→ **Source excerpt**
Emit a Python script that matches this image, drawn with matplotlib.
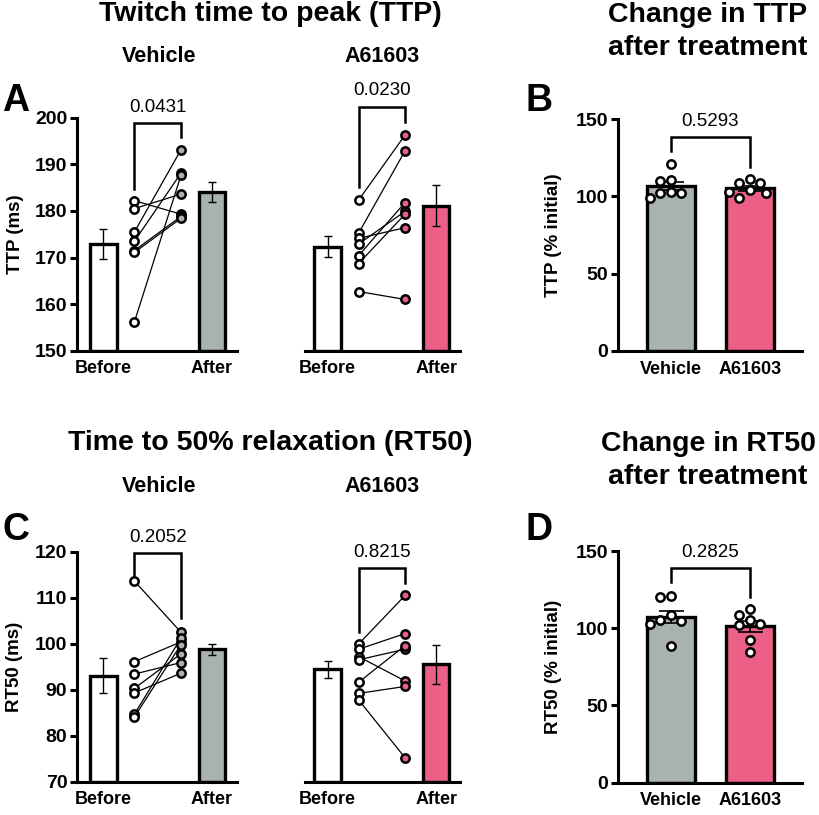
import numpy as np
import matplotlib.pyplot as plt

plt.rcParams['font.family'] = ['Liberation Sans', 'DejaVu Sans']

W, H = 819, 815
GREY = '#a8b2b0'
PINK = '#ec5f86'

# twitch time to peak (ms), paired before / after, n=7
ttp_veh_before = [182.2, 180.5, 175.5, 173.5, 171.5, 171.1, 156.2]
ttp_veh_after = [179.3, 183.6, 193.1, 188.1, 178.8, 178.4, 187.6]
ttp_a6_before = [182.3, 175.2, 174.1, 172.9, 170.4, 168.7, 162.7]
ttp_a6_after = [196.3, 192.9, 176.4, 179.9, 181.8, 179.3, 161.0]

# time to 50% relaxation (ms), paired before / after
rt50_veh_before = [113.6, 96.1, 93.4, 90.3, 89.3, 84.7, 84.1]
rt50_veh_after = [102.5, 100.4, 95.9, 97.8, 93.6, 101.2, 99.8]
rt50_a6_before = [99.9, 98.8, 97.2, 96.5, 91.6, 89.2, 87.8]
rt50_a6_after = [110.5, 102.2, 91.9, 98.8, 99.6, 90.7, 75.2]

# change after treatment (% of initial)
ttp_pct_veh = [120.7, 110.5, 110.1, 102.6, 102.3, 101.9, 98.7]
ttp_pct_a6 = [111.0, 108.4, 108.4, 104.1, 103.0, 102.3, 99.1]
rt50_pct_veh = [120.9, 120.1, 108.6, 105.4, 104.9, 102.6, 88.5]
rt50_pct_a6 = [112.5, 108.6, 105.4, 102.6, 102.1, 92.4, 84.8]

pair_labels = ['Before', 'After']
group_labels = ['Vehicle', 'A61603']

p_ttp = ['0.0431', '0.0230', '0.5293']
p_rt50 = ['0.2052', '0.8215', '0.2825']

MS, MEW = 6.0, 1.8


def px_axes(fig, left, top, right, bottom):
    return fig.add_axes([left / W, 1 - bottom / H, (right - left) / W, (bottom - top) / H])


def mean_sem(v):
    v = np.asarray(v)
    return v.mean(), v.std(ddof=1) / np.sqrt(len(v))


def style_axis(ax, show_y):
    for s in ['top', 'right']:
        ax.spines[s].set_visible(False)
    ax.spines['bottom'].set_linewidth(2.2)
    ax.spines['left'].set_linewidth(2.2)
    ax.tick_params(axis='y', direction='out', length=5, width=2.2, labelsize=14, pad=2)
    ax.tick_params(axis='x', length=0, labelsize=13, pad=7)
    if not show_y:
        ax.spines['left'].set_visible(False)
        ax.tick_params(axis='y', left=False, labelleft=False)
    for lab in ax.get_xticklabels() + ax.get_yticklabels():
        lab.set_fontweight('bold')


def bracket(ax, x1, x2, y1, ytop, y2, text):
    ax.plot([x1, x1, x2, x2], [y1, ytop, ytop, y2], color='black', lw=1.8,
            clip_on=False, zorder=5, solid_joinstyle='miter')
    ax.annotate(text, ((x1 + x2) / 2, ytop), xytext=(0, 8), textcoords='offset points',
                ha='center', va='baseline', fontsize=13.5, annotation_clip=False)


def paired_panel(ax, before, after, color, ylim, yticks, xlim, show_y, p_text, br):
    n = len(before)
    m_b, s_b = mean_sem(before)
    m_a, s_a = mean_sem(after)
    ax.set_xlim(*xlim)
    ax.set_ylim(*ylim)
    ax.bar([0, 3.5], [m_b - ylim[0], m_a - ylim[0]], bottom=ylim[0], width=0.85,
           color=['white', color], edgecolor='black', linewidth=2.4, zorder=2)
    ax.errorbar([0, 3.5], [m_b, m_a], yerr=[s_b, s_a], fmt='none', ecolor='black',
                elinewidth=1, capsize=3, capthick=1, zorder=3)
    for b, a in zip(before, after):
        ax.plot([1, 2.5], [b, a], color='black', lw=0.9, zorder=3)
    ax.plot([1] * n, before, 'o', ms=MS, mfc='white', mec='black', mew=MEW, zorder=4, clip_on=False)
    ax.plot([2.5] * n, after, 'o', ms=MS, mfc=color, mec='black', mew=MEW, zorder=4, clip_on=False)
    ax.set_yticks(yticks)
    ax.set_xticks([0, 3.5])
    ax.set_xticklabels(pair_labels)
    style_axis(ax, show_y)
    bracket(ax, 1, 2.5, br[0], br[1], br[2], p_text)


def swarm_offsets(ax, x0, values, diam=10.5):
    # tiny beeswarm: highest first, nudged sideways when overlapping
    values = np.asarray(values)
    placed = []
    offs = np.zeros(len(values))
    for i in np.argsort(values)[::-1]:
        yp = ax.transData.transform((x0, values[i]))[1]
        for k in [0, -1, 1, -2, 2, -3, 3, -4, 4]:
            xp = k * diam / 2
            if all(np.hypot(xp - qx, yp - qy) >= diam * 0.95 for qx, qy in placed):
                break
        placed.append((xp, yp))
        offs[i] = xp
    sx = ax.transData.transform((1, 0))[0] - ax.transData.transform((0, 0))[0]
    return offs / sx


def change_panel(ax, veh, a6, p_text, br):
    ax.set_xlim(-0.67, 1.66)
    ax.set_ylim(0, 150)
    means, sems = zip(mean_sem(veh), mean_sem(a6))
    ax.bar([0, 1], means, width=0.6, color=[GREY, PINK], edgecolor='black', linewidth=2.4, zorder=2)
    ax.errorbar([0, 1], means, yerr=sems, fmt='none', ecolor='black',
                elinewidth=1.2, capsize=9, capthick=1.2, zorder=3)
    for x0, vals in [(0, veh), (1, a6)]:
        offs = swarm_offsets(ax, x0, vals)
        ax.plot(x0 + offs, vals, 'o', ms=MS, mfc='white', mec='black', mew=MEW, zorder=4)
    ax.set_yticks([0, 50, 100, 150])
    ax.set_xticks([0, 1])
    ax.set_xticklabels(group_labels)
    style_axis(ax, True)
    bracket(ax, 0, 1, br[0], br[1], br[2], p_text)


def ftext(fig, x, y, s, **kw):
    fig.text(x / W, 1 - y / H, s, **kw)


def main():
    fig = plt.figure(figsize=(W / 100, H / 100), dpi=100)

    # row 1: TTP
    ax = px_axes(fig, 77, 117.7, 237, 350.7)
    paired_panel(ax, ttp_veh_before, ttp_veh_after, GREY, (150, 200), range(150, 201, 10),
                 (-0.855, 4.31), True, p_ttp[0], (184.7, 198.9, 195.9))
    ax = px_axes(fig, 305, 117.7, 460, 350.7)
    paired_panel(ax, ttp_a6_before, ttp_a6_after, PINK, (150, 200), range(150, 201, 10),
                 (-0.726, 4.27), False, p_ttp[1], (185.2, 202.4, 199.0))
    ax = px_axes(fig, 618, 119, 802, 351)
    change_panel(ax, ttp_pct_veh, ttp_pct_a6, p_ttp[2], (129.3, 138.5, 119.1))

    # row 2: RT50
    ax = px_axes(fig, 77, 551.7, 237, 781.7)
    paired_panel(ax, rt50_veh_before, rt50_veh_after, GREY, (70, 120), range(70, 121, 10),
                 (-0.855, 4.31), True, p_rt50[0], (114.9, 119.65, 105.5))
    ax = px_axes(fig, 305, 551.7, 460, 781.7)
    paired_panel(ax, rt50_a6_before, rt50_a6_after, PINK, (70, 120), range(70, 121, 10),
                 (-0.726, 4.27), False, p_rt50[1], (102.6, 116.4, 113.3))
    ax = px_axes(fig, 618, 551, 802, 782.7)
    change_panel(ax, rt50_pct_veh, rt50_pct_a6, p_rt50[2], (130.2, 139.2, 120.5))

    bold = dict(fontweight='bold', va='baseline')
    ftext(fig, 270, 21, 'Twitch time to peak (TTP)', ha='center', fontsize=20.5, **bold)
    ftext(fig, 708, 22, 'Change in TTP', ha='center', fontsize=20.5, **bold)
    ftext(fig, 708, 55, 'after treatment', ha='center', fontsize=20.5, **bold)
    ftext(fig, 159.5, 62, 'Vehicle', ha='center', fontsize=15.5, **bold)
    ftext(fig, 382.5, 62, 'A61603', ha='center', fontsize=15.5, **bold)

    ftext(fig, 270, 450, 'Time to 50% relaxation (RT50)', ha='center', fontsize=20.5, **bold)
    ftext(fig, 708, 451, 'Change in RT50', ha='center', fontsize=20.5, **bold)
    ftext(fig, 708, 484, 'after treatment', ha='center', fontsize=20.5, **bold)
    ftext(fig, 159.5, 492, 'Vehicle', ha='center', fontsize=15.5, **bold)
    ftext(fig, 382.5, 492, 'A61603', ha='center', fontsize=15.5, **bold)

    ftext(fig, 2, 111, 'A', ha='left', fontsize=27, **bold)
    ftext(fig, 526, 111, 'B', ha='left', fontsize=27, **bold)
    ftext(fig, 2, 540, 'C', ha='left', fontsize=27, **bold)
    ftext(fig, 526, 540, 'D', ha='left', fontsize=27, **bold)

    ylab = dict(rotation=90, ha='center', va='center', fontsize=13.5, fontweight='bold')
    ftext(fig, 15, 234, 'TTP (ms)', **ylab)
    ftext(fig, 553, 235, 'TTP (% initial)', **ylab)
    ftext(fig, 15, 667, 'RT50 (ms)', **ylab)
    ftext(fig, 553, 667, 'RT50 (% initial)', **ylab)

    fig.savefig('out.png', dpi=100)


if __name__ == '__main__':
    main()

→ **Work to be completed**
Repeat the lines of the listing above verbatim, beginning at its first line and ending at the line containing "PINK = '#ec5f86'", which is included. Omit pictures.

→ **Solved problem**
Emit a Python script that matches this image, drawn with matplotlib.
import numpy as np
import matplotlib.pyplot as plt

plt.rcParams['font.family'] = ['Liberation Sans', 'DejaVu Sans']

W, H = 819, 815
GREY = '#a8b2b0'
PINK = '#ec5f86'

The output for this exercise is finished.